Run these one by one so you can take a look at what each line does. I recommend copying and pasting this code chunk into a script, then run the lines one by one from the script using command-return or control-return.

# for a single string
x = "population"
str_length(x)
toupper(x) # base R
str_to_upper(x) # same but in stringr (tidyverse)
tolower(x) # base R
str_to_lower(x) # same but in stringr (tidyverse)
str_to_title(x)

# ?str_to_title:
# str_to_upper() converts to upper case.
# str_to_lower() converts to lower case.
# str_to_title() converts to title case, where only the first letter of each word is capitalized.
# str_to_sentence() convert to sentence case, where only the first letter of sentence is capitalized.

# for a vector of strings
str_length(filenames) 
str_c(filenames, collapse = ", ")
str_c(filenames, collapse = " and ")
str_sub(filenames, 1, 10)
str_sub(filenames, 11, 20)
str_subset(filenames, "Oceania")
str_subset(filenames, "[Oceania]")
str_count(filenames, "a")
str_count(filenames, "[aA]")

Combining multiple datasets

Ok, let’s come back to combining the gapminder datasets.

# get a list of data files
filenames = list.files("Data/gapminder", pattern = ".csv")

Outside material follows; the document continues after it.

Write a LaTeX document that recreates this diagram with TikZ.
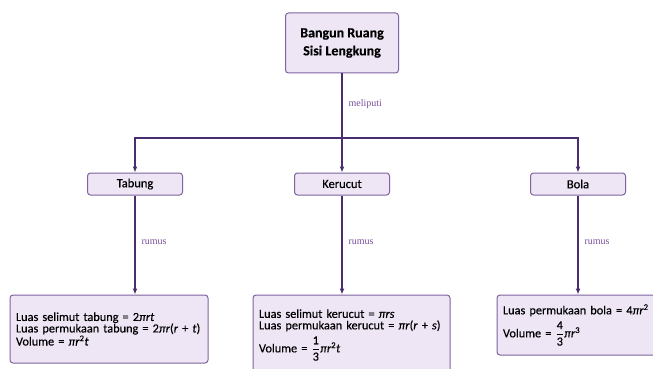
\documentclass[tikz,border=0pt]{standalone}
\usepackage{amsmath}
\usepackage{fontspec}
\setmainfont{Carlito}[FakeBold=0.35]
\newfontfamily\labelfont{Liberation Serif}
\usetikzlibrary{arrows.meta,positioning}

\definecolor{isiungu}{HTML}{EEE6F5}
\definecolor{garisungu}{HTML}{7E63A0}
\definecolor{panahungu}{HTML}{4A2D6E}
\definecolor{teksungu}{HTML}{7A4F9C}

% variabel miring
\newcommand{\vr}[1]{\textit{#1}}

\tikzset{
  kotak/.style={draw=garisungu, fill=isiungu, rounded corners=3pt, line width=1pt, inner sep=2pt},
  judul/.style={kotak, minimum width=113pt, minimum height=60pt, align=center, font=\bfseries\fontsize{14}{18}\selectfont},
  bangun/.style={kotak, minimum width=95pt, minimum height=22pt, font=\fontsize{12.5}{13}\selectfont},
  rumusbox/.style={kotak, align=left, inner xsep=6pt, font=\fontsize{12.3}{11.5}\selectfont},
  panah/.style={draw=panahungu, line width=1.2pt, -{Latex[length=6pt,width=5pt]}},
  garis/.style={draw=panahungu, line width=1.2pt},
  ket/.style={text=teksungu, font=\labelfont\fontsize{10}{11}\selectfont, right, inner sep=6pt}
}

\begin{document}
\begin{tikzpicture}[x=1pt,y=-1pt]
  \useasboundingbox (0,0) rectangle (653,369);

  % judul
  \node[judul] (bangun) at (342,43) {Bangun Ruang\\Sisi Lengkung};
  \coordinate (cabang) at (342,138);

  % tiga bangun
  \node[bangun] (tabung) at (135,184) {Tabung};
  \node[bangun] (kerucut) at (342,184) {Kerucut};
  \node[bangun] (bola) at (578,184) {Bola};

  % rumus
  \node[rumusbox, minimum width=198pt, minimum height=68pt, text width=186pt] (rtabung) at (109,329)
    {Luas selimut tabung = 2\vr{πrt}\\
     Luas permukaan tabung = 2\vr{πr}(\vr{r} + \vr{t})\\
     Volume = \vr{πr}\textsuperscript{2}\vr{t}\\[5pt]};
  \node[rumusbox, minimum width=197pt, minimum height=80pt, text width=185pt] (rkerucut) at (351.5,335)
    {Luas selimut kerucut = \vr{πrs}\\
     Luas permukaan kerucut = \vr{πr}(\vr{r} + \vr{s})\\[4pt]
     Volume = $\dfrac{\text{1}}{\text{3}}$\vr{πr}\textsuperscript{2}\vr{t}};
  \node[rumusbox, minimum width=168pt, minimum height=60pt, text width=156pt] (rbola) at (581,325)
    {Luas permukaan bola = 4\vr{πr}\textsuperscript{2}\\[4pt]
     Volume = $\dfrac{\text{4}}{\text{3}}$\vr{πr}\textsuperscript{3}};

  % penghubung
  \draw[garis] (bangun) -- node[ket, pos=0.48] {meliputi} (cabang);
  \draw[panah] (cabang) -| (tabung);
  \draw[panah] (cabang) -- (kerucut);
  \draw[panah] (cabang) -| (bola);

  \draw[panah] (tabung) -- node[ket, pos=0.47] {rumus} (tabung |- rtabung.north);
  \draw[panah] (kerucut) -- node[ket, pos=0.47] {rumus} (kerucut |- rkerucut.north);
  \draw[panah] (bola) -- node[ket, pos=0.47] {rumus} (bola |- rbola.north);
\end{tikzpicture}
\end{document}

# pick the first filename and extract metadata from it
file1 = filenames[1]
res = str_split_1(file1, pattern = "[_.]")[2:3]
continent = res[1]
year = res[2]

# read in the first file and add the metadata
dataset1 = read_csv(paste0("Data/gapminder/", file1)) %>%
  mutate(continent = continent, year = year)

# do the same for the 2nd file...
# (copy and paste the above code, and change file1 to file2, filenames[1] to filenames[2], etc)

# then combine them together...
combined = rbind(dataset1, dataset2)

We will see later how to use something called for-loops to automate this across all the files in the folder! Very fast and efficient, and no copying and pasting!